The Peruvian economy is highly vulnerable to the devastating consequences that the El Niño (ENSO) climate phenomenon, expected to make its effects felt soon, could create. Jonathan Gutiérrez, a senior analyst at Credicorp Capital, stated that this natural disaster might not only slow down the country's economic growth but also put Peru's international investment grade at risk. Investment grade is a critical score given by international credit rating agencies indicating that a country has a high capacity to repay its debts, and the loss of this status severely shakes foreign investors' confidence in the country. However, Gutiérrez also emphasized that this scenario is not included in the government's current baseline expectations and that the currently available strong liquidity and broad financing options act as a sort of buffer. Nevertheless, experts warn global financial institutions and investors that economic balances could rapidly deteriorate if climate conditions become severe.
At the core of this potential economic crisis scenario lies the damage El Niño will inflict on Peru's critical infrastructure and the severe disruptions it will cause in export-dependent production sectors such as agriculture and fishing. This chain of adverse effects has the potential to reduce households' purchasing power by creating excessive and persistent inflationary pressure, particularly on food prices across the country. Even though the Central Reserve Bank of Peru's (BCRP) inflation target is set between 1 percent and 3 percent, such climate-driven shocks threaten price stability and could push expectations outside the target range. If inflation gets out of control, the central bank may be forced to aggressively increase both short-term and long-term interest rates to rein in the situation and protect the national currency. Interest rate hikes, however, would further suppress the current weak growth picture, making it harder for companies to invest and delaying economic recovery.
In addition to inflationary pressures, the government's potential need to excessively increase public spending to combat this disaster is another major threat jeopardizing fiscal discipline. The urgent repair of damaged roads, bridges, and other public infrastructure will bring a massive budget burden and push the state into new borrowing. The Peruvian government has targeted a fiscal deficit of 1.8 percent of GDP for this year and plans to gradually reduce this rate to 1 percent by 2028. However, Credicorp experts note that if disaster spending gets out of control, these fiscal targets might be missed, and the deficit could remain at high levels for several years. Such a structural transformation of the fiscal deficit and the state's continuous attempts to finance it through borrowing will seriously undermine the fundamental health of the economy in the long run.
The state's rapid borrowing to cover its growing fiscal deficit could push the ratio of Peru's public debt stock to Gross Domestic Product (GDP) to dangerous levels. Experts state that a serious sustainability problem will arise if the debt-to-GDP ratio permanently exceeds 30 percent or if debt accumulation grows faster than the economic growth rate.
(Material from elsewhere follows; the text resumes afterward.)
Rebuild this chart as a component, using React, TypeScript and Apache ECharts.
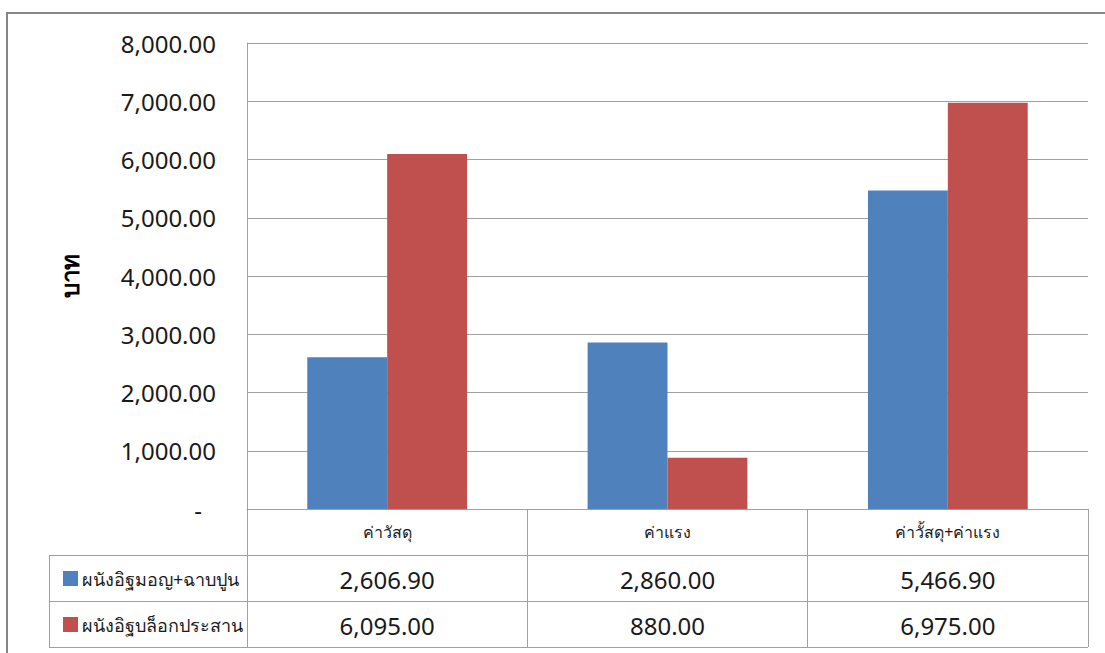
import React, { useEffect, useRef } from "react";
import * as echarts from "echarts";

// Cost comparison of two wall types (baht)
const categories = ["ค่าวัสดุ", "ค่าแรง", "ค่าวั้สดุ+ค่าแรง"];
const seriesNames = ["ผนังอิฐมอญ+ฉาบปูน", "ผนังอิฐบล็อกประสาน"];
const brickPlaster = [2606.9, 2860.0, 5466.9];
const interlockBlock = [6095.0, 880.0, 6975.0];
const seriesColors = ["#4F81BD", "#C0504D"];

const FONT = "'Noto Sans', 'DejaVu Sans', sans-serif";
const GRID_COLOR = "#A0A0A0";
const TEXT_COLOR = "#1a1a1a";

const fmt = (v: number) =>
  v.toLocaleString("en-US", { minimumFractionDigits: 2, maximumFractionDigits: 2 });

export default function App() {
  const ref = useRef<HTMLDivElement>(null);

  useEffect(() => {
    document.body.style.margin = "0";
    if (!ref.current) return;
    const chart = echarts.init(ref.current, undefined, { renderer: "svg" });

    const gridLeft = 247;
    const gridTop = 43;
    const gridRight = 17;
    const gridBottom = 144;
    const W = 1105;
    const H = 653;
    const axisY = H - gridBottom;
    const row1 = 555;
    const row2 = 601;
    const row3 = 647;
    const tableLeft = 49;
    const tableRight = W - gridRight;

    chart.setOption({
      animation: false,
      backgroundColor: "#fff",
      grid: { left: gridLeft, top: gridTop, right: gridRight, bottom: gridBottom },
      xAxis: {
        type: "category",
        data: categories,
        axisLine: { lineStyle: { color: GRID_COLOR, width: 1 } },
        axisTick: {
          show: true,
          length: row3 - axisY,
          lineStyle: { color: GRID_COLOR, width: 1 },
        },
        axisLabel: {
          margin: 13,
          fontFamily: FONT,
          fontSize: 16,
          lineHeight: 20,
          color: TEXT_COLOR,
        },
      },
      yAxis: {
        type: "value",
        min: 0,
        max: 8000,
        interval: 1000,
        name: "บาท",
        nameLocation: "middle",
        nameRotate: 90,
        nameGap: 166,
        nameTextStyle: { fontFamily: FONT, fontSize: 24, fontWeight: "bold", color: "#000" },
        axisLine: { show: true, lineStyle: { color: GRID_COLOR, width: 1 } },
        axisTick: { show: false },
        splitLine: { lineStyle: { color: GRID_COLOR, width: 1 } },
        axisLabel: {
          margin: 31,
          fontFamily: FONT,
          fontSize: 24,
          color: TEXT_COLOR,
          formatter: (v: number) => (v === 0 ? "{d|-}" : fmt(v)),
          rich: { d: { fontFamily: FONT, fontSize: 24, padding: [0, 14, 0, 0], color: TEXT_COLOR } },
        },
      },
      series: [
        {
          name: seriesNames[0],
          type: "bar",
          data: brickPlaster,
          itemStyle: { color: seriesColors[0] },
          barGap: "0%",
          barCategoryGap: "43%",
        },
        {
          name: seriesNames[1],
          type: "bar",
          data: interlockBlock,
          itemStyle: { color: seriesColors[1] },
          barGap: "0%",
          barCategoryGap: "43%",
        },
      ],
    });

    // Data table beneath the plot, aligned to the category axis
    const rows = [brickPlaster, interlockBlock];
    const rowTops = [row1, row2];
    const rowH = [row2 - row1, row3 - row2];
    const graphics: any[] = [
      // outer chart frame (left and top edges)
      {
        type: "rect",
        shape: { x: 7, y: 13, width: 1400, height: 900 },
        style: { fill: "none", stroke: "#858585", lineWidth: 2 },
        silent: true,
      },
    ];
    [row1, row2, row3].forEach((y) => {
      graphics.push({
        type: "line",
        shape: { x1: tableLeft, y1: y + 0.5, x2: tableRight, y2: y + 0.5 },
        style: { stroke: GRID_COLOR, lineWidth: 1 },
        silent: true,
      });
    });
    graphics.push({
      type: "line",
      shape: { x1: tableLeft + 0.5, y1: row1, x2: tableLeft + 0.5, y2: row3 },
      style: { stroke: GRID_COLOR, lineWidth: 1 },
      silent: true,
    });
    rows.forEach((vals, r) => {
      const cy = rowTops[r] + rowH[r] / 2 + 1;
      graphics.push({
        type: "rect",
        shape: { x: 63, y: cy - 8, width: 15, height: 15 },
        style: { fill: seriesColors[r] },
        silent: true,
      });
      graphics.push({
        type: "text",
        x: 82,
        y: cy,
        style: {
          text: seriesNames[r],
          fontFamily: FONT,
          fontSize: 18,
          fill: TEXT_COLOR,
          verticalAlign: "middle",
          align: "left",
        },
        silent: true,
      });
      vals.forEach((v, i) => {
        const px = chart.convertToPixel({ xAxisIndex: 0 }, i) as number;
        graphics.push({
          type: "text",
          x: px,
          y: cy,
          style: {
            text: fmt(v),
            fontFamily: FONT,
            fontSize: 24,
            fill: TEXT_COLOR,
            align: "center",
            verticalAlign: "middle",
          },
          silent: true,
        });
      });
    });

    chart.setOption({ graphic: graphics });

    return () => chart.dispose();
  }, []);

  return <div ref={ref} style={{ width: 1105, height: 653 }} />;
}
In this scenario, international financial markets will increase Peru's risk premium, forcing the country to make new borrowings at much higher interest rates. In the long term, the impossibility of finding new debt at reasonable interest rates is one of the most critical factors directly triggering the risk of the country losing its current investment grade. This situation could also lead to a rapid exit by international bond and stock investors from around the world from Peruvian assets.
Despite all these negative scenarios and projected costs, Credicorp Capital analysts focus on the resilient structure of the Peruvian economy rather than its collapse. The firm states that Peru's strong international liquidity reserves accumulated over the years and its broad financing capabilities can act as an absorbing buffer against such potential shocks. Therefore, even in the event of a severe El Niño scenario coinciding with inflationary pressures and fiscal indiscipline, the country is not expected to enter a sudden crisis. Nevertheless, the fiscal policies to be adopted by the new Peruvian government and its determination to discipline spending will be the primary factors determining the magnitude of these risks. It is concluded that Peru must manage these climate and cost processes with utmost care to prevent economic contraction, maintain its investment grade, and sustain its reputation in global markets.